Four Islands of Conclusions in learning Chinese
I came across a great parable recently, the Island of Conclusion.
This is the story:
Milo and his friends see a beautiful island across the water as they drive by. They each jump to a conclusion that this island must be beautiful and it must be wonderful to be on this island.
Immediately, they are transported across the water and land on that seemingly beautiful island.
However, once they get there, this island is not as beautiful as what they thought it was. It is actually a miserable place.
People who are there all share the same story. They mistakenly believed that it was a wonderful place to be and therefore were transported there right away.
This island is called the Island of Conclusion.
The Island of Conclusion is easy to come, but difficult to leave.
It is impossible for people to jump out of the island as they jump onto it. The only way to leave the island is to swim through icy cold water.
Eventually, that is what Milo and his friends decide to do. They swim back and make a vow that they’ll never jump to conclusions anymore.

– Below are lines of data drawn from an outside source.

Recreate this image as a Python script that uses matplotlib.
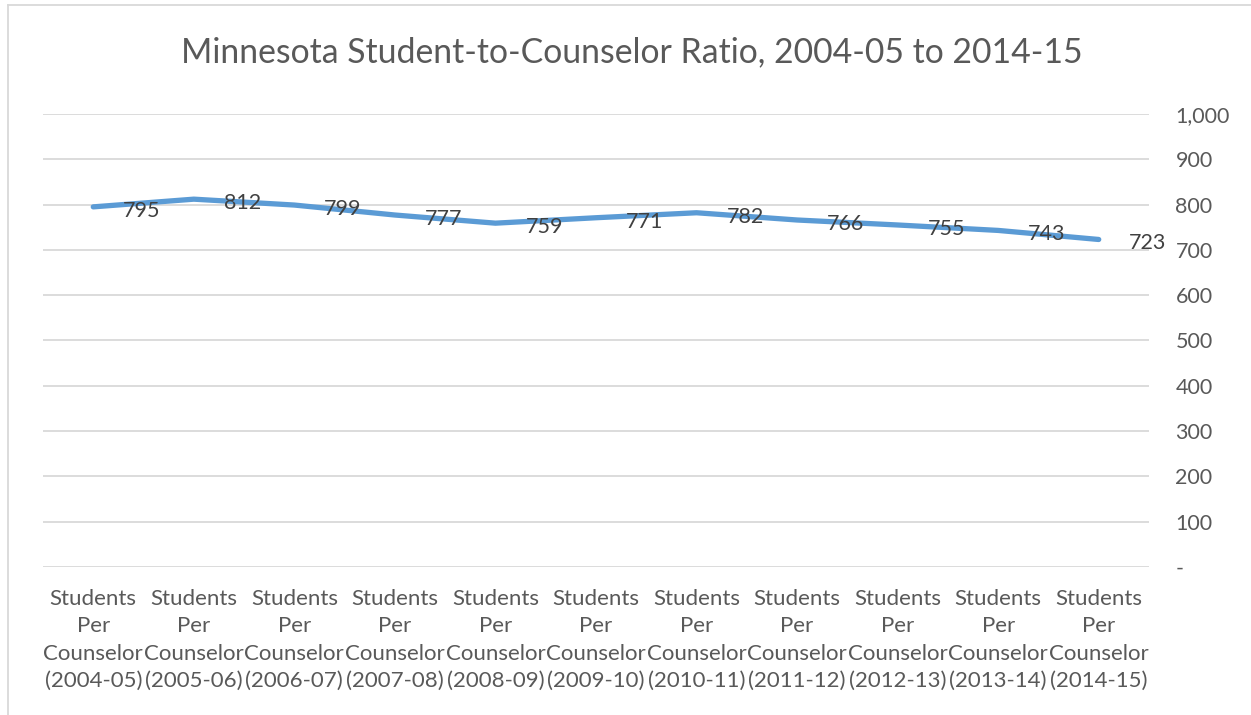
import matplotlib
matplotlib.use("Agg")
import matplotlib.pyplot as plt
from matplotlib.lines import Line2D

plt.rcParams['font.family'] = ['Lato', 'DejaVu Sans']

years = ["2004-05", "2005-06", "2006-07", "2007-08", "2008-09", "2009-10",
         "2010-11", "2011-12", "2012-13", "2013-14", "2014-15"]
ratios = [795, 812, 799, 777, 759, 771, 782, 766, 755, 743, 723]
categories = [f"Students\nPer\nCounselor\n({y})" for y in years]
yticks = [0, 100, 200, 300, 400, 500, 600, 700, 800, 900, 1000]
ytick_labels = ["-"] + [f"{v:,}" for v in yticks[1:]]
title = "Minnesota Student-to-Counselor Ratio, 2004-05 to 2014-15"

fig = plt.figure(figsize=(12.51, 7.15), dpi=100)
ax = fig.add_axes([43/1251, 1-567/715, (1149-43)/1251, (567-114)/715])

x = list(range(len(ratios)))
ax.plot(x, ratios, color="#5B9BD5", lw=3.8, solid_capstyle="round", zorder=3)
for xi, v in zip(x, ratios):
    ax.annotate(f"{v}", (xi, v), xytext=(30, -4), textcoords="offset pixels",
                ha="left", va="center", fontsize=15.5, color="#404040", zorder=4)

ax.set_xlim(-0.5, len(ratios) - 0.5)
ax.set_ylim(0, 1000)
ax.set_yticks(yticks)
ax.set_yticklabels(ytick_labels)
ax.yaxis.tick_right()
ax.grid(axis="y", color="#D9D9D9", lw=1.3)
ax.set_axisbelow(True)
for s in ax.spines.values():
    s.set_visible(False)
ax.tick_params(axis="y", length=0, pad=19, labelsize=15.5, labelcolor="#595959")
for lab in ax.get_yticklabels():
    lab.set_horizontalalignment("left")
ax.set_xticks(x)
ax.set_xticklabels(categories, linespacing=1.45)
ax.tick_params(axis="x", length=0, pad=16, labelsize=16, labelcolor="#595959")

fig.text(0.505, 1-52/715, title, ha="center", va="center", fontsize=24.3,
         color="#595959")

# chart border (top and left visible)
fig.add_artist(Line2D([8/1251, 8/1251], [0, 1-5/715], transform=fig.transFigure, color="#D9D9D9", lw=1.3))
fig.add_artist(Line2D([8/1251, 1], [1-5/715, 1-5/715], transform=fig.transFigure, color="#D9D9D9", lw=1.3))

fig.savefig("out.png", dpi=100)
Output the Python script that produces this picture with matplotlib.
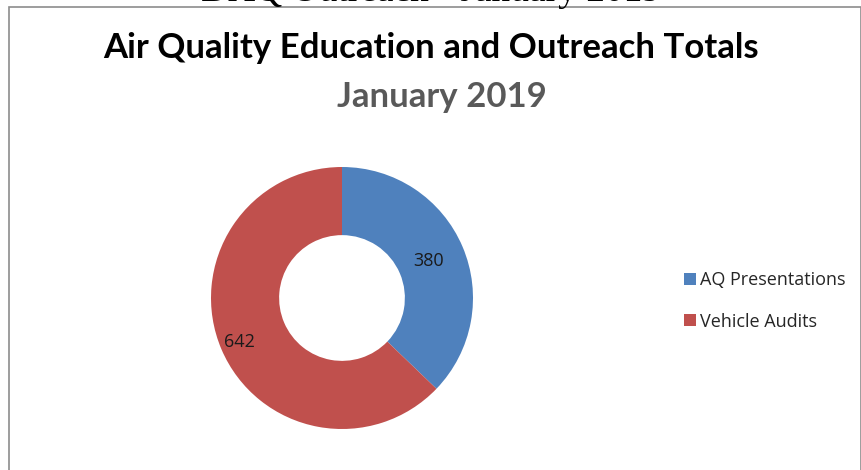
import matplotlib
matplotlib.use("Agg")
import matplotlib.pyplot as plt
from matplotlib.patches import Rectangle
import numpy as np

# data
categories = ["AQ Presentations", "Vehicle Audits"]
values = [380, 642]
colors = ["#4F81BD", "#C0504D"]

title = "Air Quality Education and Outreach Totals"
subtitle = "January 2019"
page_header = "DAQ Outreach - January 2019"

W, H = 862, 470
fig = plt.figure(figsize=(W / 100, H / 100), dpi=100)
fig.patch.set_facecolor("white")

# cut off page heading above the chart frame
fig.text(431 / W, 1 - 1 / H, page_header, ha="center", va="baseline",
         fontsize=27, family="Liberation Serif", color="black")

# chart frame
fig.patches.append(Rectangle((9 / W, -0.1), (861 - 9) / W, 1.1 - 7 / H,
                             transform=fig.transFigure, fill=False,
                             edgecolor="#8c8c8c", lw=1.2, zorder=-1))

fig.text(431 / W, 1 - 48 / H, title, ha="center", va="center",
         fontsize=25, fontweight="bold", family="Lato", color="black")
fig.text(442 / W, 1 - 97 / H, subtitle, ha="center", va="center",
         fontsize=25, fontweight="bold", family="Lato", color="#595959")

# donut
cx, cy, r = 342, 298, 131
ax = fig.add_axes([(cx - r) / W, (H - cy - r) / H, 2 * r / W, 2 * r / H])
wedges, _ = ax.pie(values, colors=colors, startangle=90, counterclock=False,
                   radius=1, wedgeprops=dict(width=0.52, edgecolor="none"))
total = sum(values)
ax.set_aspect("equal")
ax.set_xlim(-1, 1)
ax.set_ylim(-1, 1)
ax.axis("off")

label_dist = [0.72, 0.85]
angle = 90.0
for v, d in zip(values, label_dist):
    span = 360.0 * v / total
    mid = np.deg2rad(angle - span / 2)
    ax.text(d * np.cos(mid), d * np.sin(mid), str(v), ha="center",
            va="center", fontsize=13, family="Open Sans", color="#1a1a1a")
    angle -= span

fig.legend(wedges, categories, loc="center left",
           bbox_to_anchor=(668 / W, 1 - 301 / H), frameon=False,
           prop=dict(family="Open Sans", size=13), handlelength=0.65,
           handleheight=0.65, handletextpad=0.25, labelspacing=1.3,
           labelcolor="#262626")

fig.savefig("out.png", dpi=100)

Milo says, “You can lose too much time jumping to conclusions.”
This story comes from The phantom Tollbooth (by Norton Juster). It reminded me of a few existing Islands of Conclusions in teaching and learning Chinese. All these islands are easy to jump to, hard to get out, consume tons of time and energy, but with little to show for.
The story in the book ended with Milo and his friends left the island. An alternative ending could be that Milo and his friends stayed on the island with everyone else. They huddled together, suffering and complaining, while trying to make the best out of the miserable place for the rest of their lives.
This parable gives us a lot to think about.
If you’re learning Chinese, it is a reminder for you to think about your learning methods and strategies. Are there any conclusions that you mistakenly believe?
I consider the following four the most costly conclusions to jump to.
(1) Memorising tones are important, so that you can speak Chinese well and people can understand you.
Chinese is a tonal language. Tones give Chinese a unique fascinating quality. Tones are something worth studying. In fact, Chinese poets have studied tones for nearly two thousand years to perfect their poetry, long before any modern linguists waded in.
Unless you are on that level, it’s really not necessary to spend lots of time trying to memorise the tones of each word or each character.
There are no “correct tones” in an absolute sense. Tones are fluid. The same character can be pronounced differently depending on its position in the word. The same word can be uttered differently by the same person, and are definitely uttered differently by different people in different regions. Jokes playing on the tones, such as calling mother a horse, are only jokes.
When the objective is to speak Chinese and to speak it well, there are better ways of achieving it, without sweating over tones.
(2) It is important to follow stroke orders when learning to write Chinese characters.
When writing Chinese characters, stroke orders vary. Some characters have one common stroke order, while other characters can be written following two or more different stroke orders.
Characters, such as 三, are quite straightforward. There is one prevailing stroke order used by all people.
There are other characters, such as 方, at least two commonly used stroke orders can be found. Take a look:
It would be interesting to use the question, “how do you write the character 方?”, to replace the question, “do you like Star Wars or Star Trek?”, when asking for seemingly exclusive preferences.
When learning Chinese characters, writing is an important act. As long as you write, orders will appear.
(3) If you’ve learned 2000 Chinese characters, you can read Chinese newspapers.
Many students mistakenly believed this conclusion, and get trapped into counting the number of flashcards of Chinese characters. It’s probably the most time consuming and energy wasting Island of Conclusion in learning Chinese.
To be able to read Chinese newspapers (or novels), 2000 Chinese characters alone are not enough. You need to learn 20,000, or more, words and combinations to be able to do that. Also, you need to train yourself to pick out those words and combinations in sentences. There are no blank spaces between words.
(4) You must learn radicals if you want to learn Chinese characters
This is a big jump, and yet it happens again and again. I’ve seen beautiful charts, info graphs, and tables, sorting out commonly used radicals with some related Chinese characters. All give the impression that this is it, this is the number one important factor to crack open the code of Chinese characters, and this is the one ring that rules all rings.
Unfortunately, things are never that simple.